Sean concurs: “He’d say, ‘You guys have got a chip on your shoulder the size of Manhattan!’. He did a brilliant job, though. I’d recommend him to anybody.”
I’m just about to wrap up the interview when Sean insists that Peter relate to me his recent exploits at the celebrity launch of London’s comedy Cafe. It seems that the Belfastman, jubilant after completing five weeks of work on the exterior of the building, arrived at the party rather more than half-cut and hell-bent on mixing it with such laughterati as Jo Brand, Harry Enfield and Jools Holland.
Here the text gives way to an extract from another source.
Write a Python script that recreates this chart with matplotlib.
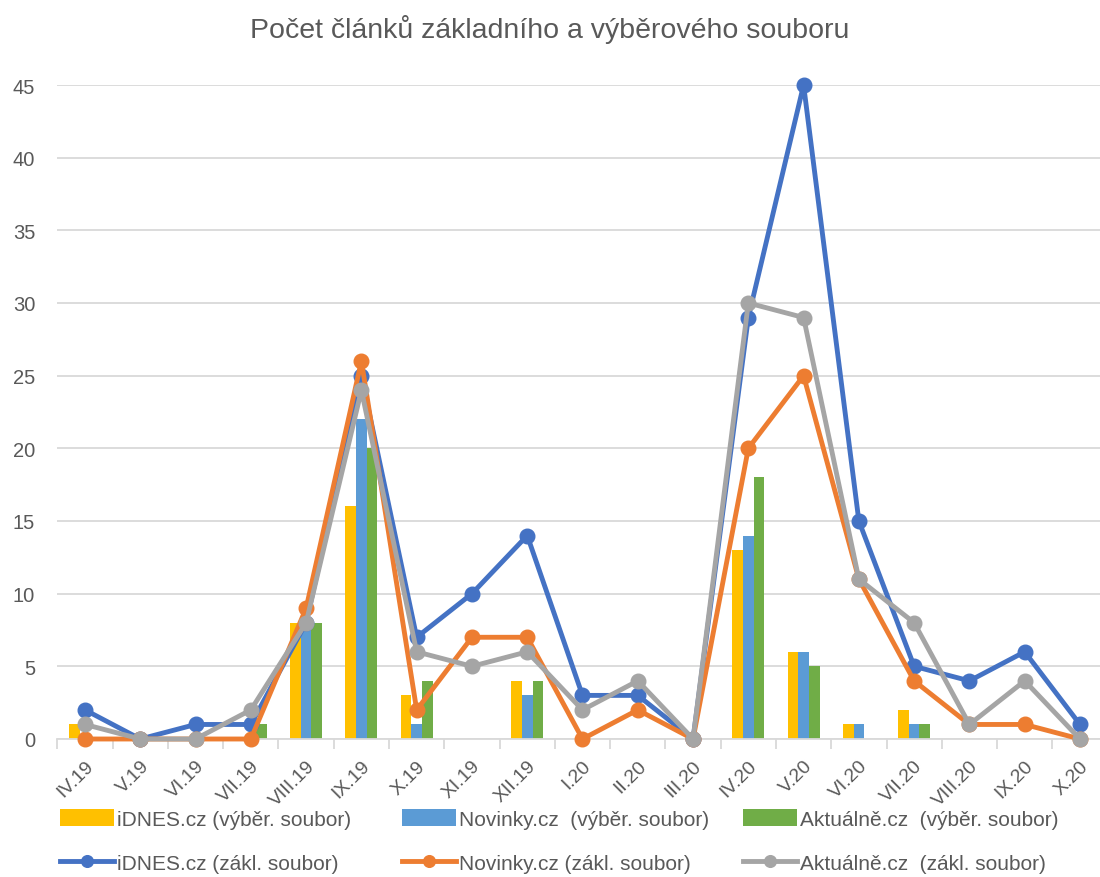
import matplotlib
matplotlib.use("Agg")
import matplotlib.pyplot as plt
import numpy as np

categories = ["IV.19", "V.19", "VI.19", "VII.19", "VIII.19", "IX.19", "X.19", "XI.19", "XII.19",
              "I.20", "II.20", "III.20", "IV.20", "V.20", "VI.20", "VII.20", "VIII.20", "IX.20", "X.20"]

idnes_vyber = [1, 0, 0, 0, 8, 16, 3, 0, 4, 0, 0, 0, 13, 6, 1, 2, 0, 0, 0]
novinky_vyber = [0, 0, 0, 0, 8, 22, 1, 0, 3, 0, 0, 0, 14, 6, 1, 1, 0, 0, 0]
aktualne_vyber = [0, 0, 0, 1, 8, 20, 4, 0, 4, 0, 0, 0, 18, 5, 0, 1, 0, 0, 0]

idnes_zakl = [2, 0, 1, 1, 8, 25, 7, 10, 14, 3, 3, 0, 29, 45, 15, 5, 4, 6, 1]
novinky_zakl = [0, 0, 0, 0, 9, 26, 2, 7, 7, 0, 2, 0, 20, 25, 11, 4, 1, 1, 0]
aktualne_zakl = [1, 0, 0, 2, 8, 24, 6, 5, 6, 2, 4, 0, 30, 29, 11, 8, 1, 4, 0]

bar_labels = ["iDNES.cz (výběr. soubor)", "Novinky.cz  (výběr. soubor)", "Aktuálně.cz  (výběr. soubor)"]
line_labels = ["iDNES.cz (zákl. soubor)", "Novinky.cz (zákl. soubor)", "Aktuálně.cz  (zákl. soubor)"]

plt.rcParams['font.family'] = ['Liberation Sans', 'DejaVu Sans']

txt = "#595959"
fig = plt.figure(figsize=(11, 8.78), dpi=100)
W, H = 1100, 878
left = 57.4 / W
right = 1107.6 / W
bottom = (H - 740) / H
top = (H - 86) / H
ax = fig.add_axes([left, bottom, right - left, top - bottom])

n = len(categories)
x = np.arange(n)
gap = 2.19
bw = 1.0 / (3 + gap)
bar_colors = ["#FFC000", "#5B9BD5", "#70AD47"]
line_colors = ["#4472C4", "#ED7D31", "#A5A5A5"]

bars = []
for i, (vals, c, lab) in enumerate(zip([idnes_vyber, novinky_vyber, aktualne_vyber], bar_colors, bar_labels)):
    b = ax.bar(x + (i - 1) * bw, vals, width=bw, color=c, label=lab, zorder=2)
    bars.append(b)

lines = []
for vals, c, lab in zip([idnes_zakl, novinky_zakl, aktualne_zakl], line_colors, line_labels):
    l, = ax.plot(x, vals, color=c, lw=3.5, marker="o", markersize=10.5, label=lab, zorder=3,
                 solid_joinstyle="round", clip_on=False)
    lines.append(l)

ax.set_xlim(-0.5, n - 0.5)
ax.set_ylim(0, 45)
ax.set_yticks(np.arange(0, 46, 5))
ax.yaxis.grid(True, color="#d9d9d9", lw=1.3, zorder=0)
ax.set_axisbelow(True)
for s in ["top", "right", "left"]:
    ax.spines[s].set_visible(False)
ax.spines["bottom"].set_color("#d9d9d9")
ax.spines["bottom"].set_linewidth(1.3)
ax.tick_params(axis="y", length=0, labelsize=14.5, labelcolor=txt, pad=16)

ax.set_xticks(x)
ax.set_xticklabels(categories, rotation=45, ha="right", rotation_mode="anchor", fontsize=14, color=txt)
ax.tick_params(axis="x", which="major", length=0, pad=13)
ax.set_xticks(np.arange(-0.5, n, 1.0), minor=True)
ax.tick_params(axis="x", which="minor", length=7, color="#d9d9d9", width=1.3)

fig.text(0.5, 1 - 30 / H, "Počet článků základního a výběrového souboru", ha="center", va="center",
         fontsize=20.5, color=txt)

col_x = [60 / W, 402 / W, 743 / W]
for j in range(3):
    fig.legend([bars[j], lines[j]], [bar_labels[j], line_labels[j]], ncol=1, loc="center left",
               bbox_to_anchor=(col_x[j], 1 - 842 / H), frameon=False, fontsize=15, labelcolor=txt,
               handlelength=2.6, handletextpad=0.15, labelspacing=1.15, handleheight=0.9,
               borderpad=0, borderaxespad=0, markerscale=0.8)

fig.savefig("out.png", dpi=100)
Peter takes up the story:
“I started hounding Jools for his home number so I could send him the CD but he wouldn’t give it to me. I was being a pain in the arse I must admit. Things started to get a bit heated so I thought ‘Fuck this’ and I went to walk off. Then Jools’ friend stands in front of me. And I says ‘Are you getting out of my way or what?’ Then the guy thumps me! Now my rule of thumb is if you’re going to hit the deck, drag as many people as you can down with you so you don’t look bad. So I’m going down and I reach out and grab Jools and Jo Brand and the three of us end up on the floor and the friend is still going for me. And this waitress doing a promotion for beer in a giraffe catsuit comes up and says ‘Do you want a beer?!!’ And I’m like ‘Do I look like I want a beer?’. And as I’m being dragged out I’m shouting ‘Hey Jools, I’d make great TV!’”
The Vivid. Nice guys, but ye can’t bring ’em anywhere!